И вот начались последние минуты, подгонявшие наш разговор, который шел все укорачивающимися кругами. С чувством растерянности, беспомощности мы обнялись, и вдруг Лев вынул из кармана носовой платок и уронил его на пол. Мгновенно сорвавшись с места, офицер поднял его, тщательно осмотрел и молча вернул Льву. Последние прощальные слова - и мы уже в прежнем просторном помещении, где за стойкой скучает розовощекий, равнодушный чекист.

Другие посетители возвращаются после свидания, и с лязгом, скрежетом закрываются внутренние ворота. Небольшой переход, и скрежет, скрип, лязганье, шум задвигаемых засовов провожает нас, напоминая о том, где мы были и откуда ушли. Оглушенные, подавленные, растерянные, идем мы с З.В. по затемненной Москве. Смутно белеет неубранный снег, сырой февральский ветер накидывается из-за угла - злорадно, свирепо.
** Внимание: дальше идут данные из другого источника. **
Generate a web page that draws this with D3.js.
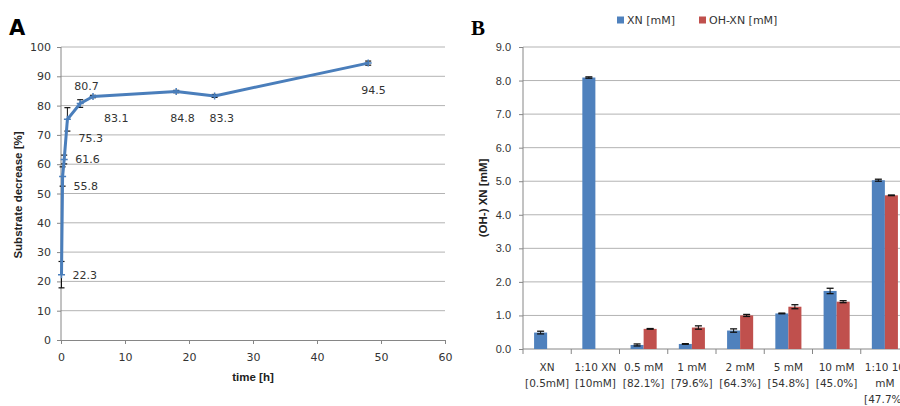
<!DOCTYPE html>
<html>
<head>
<meta charset="utf-8">
<script src="https://cdn.jsdelivr.net/npm/d3@7"></script>
<style>
  body { margin: 0; background: #fff; }
  svg { display: block; font-family: "DejaVu Sans", sans-serif; }
</style>
</head>
<body>
<div class="central"></div>
<script>
// Panel A data: substrate decrease over time
var timeH = [0.08, 0.25, 0.5, 1, 3, 5, 18, 24, 48];
var decrease = [22.3, 55.8, 61.6, 75.3, 80.7, 83.1, 84.8, 83.3, 94.5];
var decreaseErr = [4.5, 3.3, 1.5, 4.0, 1.3, 0.4, 0.4, 0.5, 0.7];
var xTicksA = [0, 10, 20, 30, 40, 50, 60];
var yTicksA = [0, 10, 20, 30, 40, 50, 60, 70, 80, 90, 100];

// Panel B data
var categories = [
  ["XN", "[0.5mM]"],
  ["1:10 XN", "[10mM]"],
  ["0.5 mM", "[82.1%]"],
  ["1 mM", "[79.6%]"],
  ["2 mM", "[64.3%]"],
  ["5 mM", "[54.8%]"],
  ["10 mM", "[45.0%]"],
  ["1:10 10", "mM", "[47.7%]"]
];
var seriesNames = ["XN [mM]", "OH-XN [mM]"];
var xnValues = [0.49, 8.09, 0.12, 0.15, 0.55, 1.06, 1.73, 5.03];
var xnErr = [0.04, 0.02, 0.03, 0.01, 0.05, 0.01, 0.08, 0.03];
var ohValues = [null, null, 0.60, 0.64, 1.00, 1.26, 1.41, 4.58];
var ohErr = [0, 0, 0.01, 0.05, 0.03, 0.06, 0.03, 0.01];
var yTicksB = [0, 1, 2, 3, 4, 5, 6, 7, 8, 9];

var width = 900, height = 406;
var blueLine = "#4a7ebb", blue = "#4f81bd", red = "#c0504d";
var gridCol = "#b3b3b3", axisCol = "#868686", txtCol = "#333";

var svg = d3.select(".central")
  .append("svg")
  .attr("width", width)
  .attr("height", height);

//---------------- Panel A ----------------
var xA = d3.scaleLinear().domain([0, 60]).range([61, 445]);
var yA = d3.scaleLinear().domain([0, 100]).range([340, 47]);

var gA = svg.append("g");

gA.selectAll(".gridA")
  .data(yTicksA.filter(function(d){ return d > 0; }))
  .enter().append("line")
  .attr("x1", xA(0)).attr("x2", xA(60))
  .attr("y1", function(d){ return yA(d); })
  .attr("y2", function(d){ return yA(d); })
  .style("stroke", gridCol).style("stroke-width", 1);

var axisYA = gA.append("g")
  .attr("transform", "translate(" + xA(0) + ",0)")
  .call(d3.axisLeft(yA).tickValues(yTicksA).tickSize(4).tickPadding(6));
var axisXA = gA.append("g")
  .attr("transform", "translate(0," + yA(0) + ")")
  .call(d3.axisBottom(xA).tickValues(xTicksA).tickSize(4).tickPadding(9));

[axisYA, axisXA].forEach(function(a){
  a.selectAll("path, line").style("stroke", axisCol);
  a.selectAll("text").style("font-size", "11px").style("fill", txtCol)
    .style("font-family", "DejaVu Sans");
});
axisYA.select(".domain").attr("d", "M0," + yA(0) + "V" + yA(100));

// error bars
var errA = gA.selectAll(".errA")
  .data(timeH.map(function(t, i){ return {t: t, v: decrease[i], e: decreaseErr[i]}; }))
  .enter().append("g");
errA.append("line")
  .attr("x1", function(d){ return xA(d.t); }).attr("x2", function(d){ return xA(d.t); })
  .attr("y1", function(d){ return yA(d.v - d.e); }).attr("y2", function(d){ return yA(d.v + d.e); })
  .style("stroke", "#111").style("stroke-width", 1);
[-1, 1].forEach(function(s){
  errA.append("line")
    .attr("x1", function(d){ return xA(d.t) - 3; }).attr("x2", function(d){ return xA(d.t) + 3; })
    .attr("y1", function(d){ return yA(d.v + s * d.e); }).attr("y2", function(d){ return yA(d.v + s * d.e); })
    .style("stroke", "#111").style("stroke-width", 1.2);
});

var lineA = d3.line()
  .x(function(d, i){ return xA(timeH[i]); })
  .y(function(d){ return yA(d); });

gA.append("path")
  .datum(decrease)
  .attr("d", lineA)
  .style("fill", "none")
  .style("stroke", blueLine)
  .style("stroke-width", 3)
  .style("stroke-linejoin", "round");

gA.selectAll(".markA")
  .data(decrease)
  .enter().append("path")
  .attr("d", function(d, i){
    var x = xA(timeH[i]), y = yA(d);
    return "M" + (x - 3.5) + "," + y + "H" + (x + 3.5) + "M" + x + "," + (y - 3.5) + "V" + (y + 3.5);
  })
  .style("stroke", blueLine).style("stroke-width", 1.5);

// data labels: offsets in px from point
var labelOff = [[11, 0], [11, 10], [11, 0], [11, 19], [-6, -17], [11, 22], [-6, 27], [-5, 22], [-7, 27]];
gA.selectAll(".labA")
  .data(decrease)
  .enter().append("text")
  .attr("x", function(d, i){ return xA(timeH[i]) + labelOff[i][0]; })
  .attr("y", function(d, i){ return yA(d) + labelOff[i][1]; })
  .attr("dy", "0.35em")
  .style("font-size", "11px")
  .style("fill", txtCol)
  .text(function(d){ return d.toFixed(1); });

gA.append("text")
  .attr("transform", "translate(22," + 195 + ") rotate(-90)")
  .attr("text-anchor", "middle")
  .style("font-family", "Liberation Sans, sans-serif")
  .style("font-weight", "bold")
  .style("font-size", "11.5px")
  .style("fill", "#222")
  .text("Substrate decrease [%]");

gA.append("text")
  .attr("x", xA(30)).attr("y", 381)
  .attr("text-anchor", "middle")
  .style("font-family", "Liberation Sans, sans-serif")
  .style("font-weight", "bold")
  .style("font-size", "11.5px")
  .style("fill", "#222")
  .text("time [h]");

svg.append("text")
  .attr("x", 9).attr("y", 35)
  .style("font-family", "DejaVu Sans, sans-serif")
  .style("font-weight", "bold")
  .style("font-size", "21px")
  .style("fill", "#000")
  .text("A");

//---------------- Panel B ----------------
var x0 = d3.scaleBand().domain(d3.range(categories.length)).range([523, 909]).paddingInner(0);
var barW = x0.bandwidth() / 3.7;
var x1 = d3.scaleBand().domain([0, 1])
  .range([(x0.bandwidth() - 2 * barW) / 2, (x0.bandwidth() + 2 * barW) / 2]);
var yB = d3.scaleLinear().domain([0, 9]).range([349, 47]);

var gB = svg.append("g");

gB.selectAll(".gridB")
  .data(yTicksB.filter(function(d){ return d > 0; }))
  .enter().append("line")
  .attr("x1", 523).attr("x2", 909)
  .attr("y1", function(d){ return yB(d); })
  .attr("y2", function(d){ return yB(d); })
  .style("stroke", gridCol).style("stroke-width", 1);

var axisYB = gB.append("g")
  .attr("transform", "translate(523,0)")
  .call(d3.axisLeft(yB).tickValues(yTicksB).tickSize(4).tickPadding(8).tickFormat(d3.format(".1f")));
axisYB.selectAll("path, line").style("stroke", axisCol);
axisYB.selectAll("text").style("font-size", "11px").style("fill", txtCol);
axisYB.select(".domain").attr("d", "M0," + yB(0) + "V" + yB(9));

gB.append("line")
  .attr("x1", 523).attr("x2", 909)
  .attr("y1", yB(0)).attr("y2", yB(0))
  .style("stroke", axisCol);
gB.selectAll(".catTick")
  .data(d3.range(categories.length + 1))
  .enter().append("line")
  .attr("x1", function(d){ return 523 + d * x0.step(); })
  .attr("x2", function(d){ return 523 + d * x0.step(); })
  .attr("y1", yB(0)).attr("y2", yB(0) + 5)
  .style("stroke", axisCol);

var seriesData = [xnValues, ohValues];
var seriesErr = [xnErr, ohErr];
var colors = [blue, red];

seriesData.forEach(function(vals, s){
  var bars = gB.selectAll(".bar" + s)
    .data(vals.map(function(v, i){ return {i: i, v: v, e: seriesErr[s][i]}; })
      .filter(function(d){ return d.v !== null; }))
    .enter().append("g");
  bars.append("rect")
    .attr("x", function(d){ return x0(d.i) + x1(s); })
    .attr("width", x1.bandwidth())
    .attr("y", function(d){ return yB(d.v); })
    .attr("height", function(d){ return yB(0) - yB(d.v); })
    .style("fill", colors[s]);
  var cx = function(d){ return x0(d.i) + x1(s) + x1.bandwidth() / 2; };
  bars.append("line")
    .attr("x1", cx).attr("x2", cx)
    .attr("y1", function(d){ return yB(d.v - d.e); })
    .attr("y2", function(d){ return yB(d.v + d.e); })
    .style("stroke", "#111");
  [-1, 1].forEach(function(k){
    bars.append("line")
      .attr("x1", function(d){ return cx(d) - 3.5; })
      .attr("x2", function(d){ return cx(d) + 3.5; })
      .attr("y1", function(d){ return yB(d.v + k * d.e); })
      .attr("y2", function(d){ return yB(d.v + k * d.e); })
      .style("stroke", "#111").style("stroke-width", 1.3);
  });
});

var catLabels = gB.selectAll(".catLab")
  .data(categories)
  .enter().append("text")
  .attr("text-anchor", "middle")
  .style("font-size", "10.5px")
  .style("fill", txtCol);
catLabels.selectAll("tspan")
  .data(function(d, i){ return d.map(function(t){ return {t: t, i: i}; }); })
  .enter().append("tspan")
  .attr("x", function(d){ return x0(d.i) + x0.bandwidth() / 2; })
  .attr("y", function(d, j){ return 371 + j * 16; })
  .text(function(d){ return d.t; });

gB.append("text")
  .attr("transform", "translate(487,198) rotate(-90)")
  .attr("text-anchor", "middle")
  .style("font-family", "Liberation Sans, sans-serif")
  .style("font-weight", "bold")
  .style("font-size", "11.5px")
  .style("fill", "#222")
  .text("(OH-) XN [mM]");

// legend
var legX = [617, 699];
var leg = gB.selectAll(".leg")
  .data(seriesNames)
  .enter().append("g")
  .attr("transform", function(d, i){ return "translate(" + legX[i] + ",20)"; });
leg.append("rect")
  .attr("x", 0).attr("y", -3.5).attr("width", 7).attr("height", 7)
  .style("fill", function(d, i){ return colors[i]; });
leg.append("text")
  .attr("x", 10).attr("dy", "0.35em")
  .style("font-size", "11px")
  .style("fill", txtCol)
  .text(function(d){ return d; });

svg.append("text")
  .attr("x", 471).attr("y", 35)
  .style("font-family", "Liberation Serif, serif")
  .style("font-weight", "bold")
  .style("font-size", "21px")
  .style("fill", "#000")
  .text("B");
</script>
</body>
</html>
- Он сунул мне записку, - шепчет З.В. - Зайдемте куда-нибудь. В аптеку.

Аптека - на Мещанской, далеко. Мы почти бежим. Решился передать записку! Стало быть, что-то очень срочное, важное! Его хотят вернуть в лагерь? Он подсказывает нам, каким образом добиться пересмотра дела?

В аптеке почти темно. За прилавком - слабо освещенным - стоят жалкие, запуганные, замерзшие женщины. Окно зашторено, но все равно темно - экономия света.

З.В. показывает записку. Это похожий на папиросу, даже на полпапиросы, крошечный, плотно сложенный сверточек бумаги. Нечего и думать, что можно прочесть его в этой застывшей аптеке.

Надо ехать домой. Там разберем.

Не помню, как мы добирались до квартиры З.В. на Сивцевом Вражке. Наконец добрались, разделись - и сразу же в крошечный кабинетик З.В.

Сверточек-записка сложен в десять - двадцать раз. З.В. осторожно развертывает его, очень осторожно, бумага тонкая, с полосками на сгибах. Последний разворот - и перед нами исписанный мельчайшими буквами лист, озаглавленный - это можно прочитать без лупы - "Вирусная теория происхождения рака".

У З.В. есть большая хорошая лупа. Начинаем читать, и чтение продолжается долго, хотя почерк - отчетливый, каждая буква ясна. Долго, потому что мы не понимаем ни слова. Все о вирусах, и подчас так сложно, что З.В. перечитывает иные фразы по нескольку раз. Ни слова о ложных обвинениях, за которые его пятый год держат в тюрьме, ни слова о том, что делать, куда обращаться, кто, по его мнению, может помочь.

Но может быть, он спрятал, замаскировал научными терминами какую-то важную мысль? Какой-то совет, который поможет нам добиться его освобождения? Нет. Перед нами - изложенная с предельной краткостью, почти формулами, вирусная теория происхождения рака, та самая, которая породила впоследствии бесчисленные новые работы и без которой современную онкологию вообразить невозможно.